Nu au collier is distinct from many of Picasso's other depictions of Marie-Thérèse in several ways. Picasso's images of her reflect the intense mutual discovery that the couple enjoyed at Boisgeloup, detached from the rest of the world. This sense of exploration filled his paintings of Marie-Thérèse, who was most often shown asleep, each painting the artist's snapshot of his languid, sated lover. Nu au collier, however, shows Marie-Thérèse awake and contemplative. She appears relaxed, at ease. However, more than in any other depiction of Marie-Thérèse, Picasso has focussed on her eyes. Although other paintings occasionally show her awake, they sometimes give the eyes no colour, while in other examples the blue of the eyes is lost amongst all the other colours in the picture. Here, Picasso has limited the colours of the background in order to fully emphasise their sheer blue. The red and dark blue that dominate so many of the Boisgeloup works like Le rêve and Le miroir have been almost completely suppressed, and yet there remains just enough bold, contrasting colour in various parts of the picture to bring the ardent blue of her eyes to the fore. While the artist has clearly reveled in capturing the curves of her body, to some extent Nu au collier does not merely celebrate the sexual freedom that the couple enjoyed in Boisgeloup, but also captures a rare mutual tenderness.

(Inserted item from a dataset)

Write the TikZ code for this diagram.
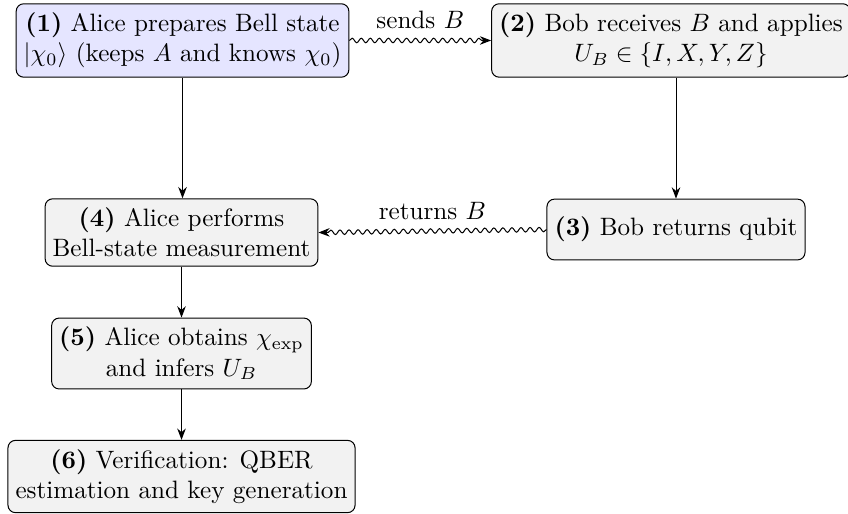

The complexity and brilliance of these 1932 masterpieces was recognised at once. After visiting Picasso's studio that year, Kahnweiler wrote to Michel Leiris that:
'Painting is really sustained by Picasso: and so wonderfully. [His recent work] is without painterly artifice: very alive, very erotic, but the eroticism of a giant. For some years now, Picasso has not had any rival... We left feeling quite overwhelmed' (Kahnweiler, quoted in P. Daix, Picasso: Life and Art, New York, 1993, p.221).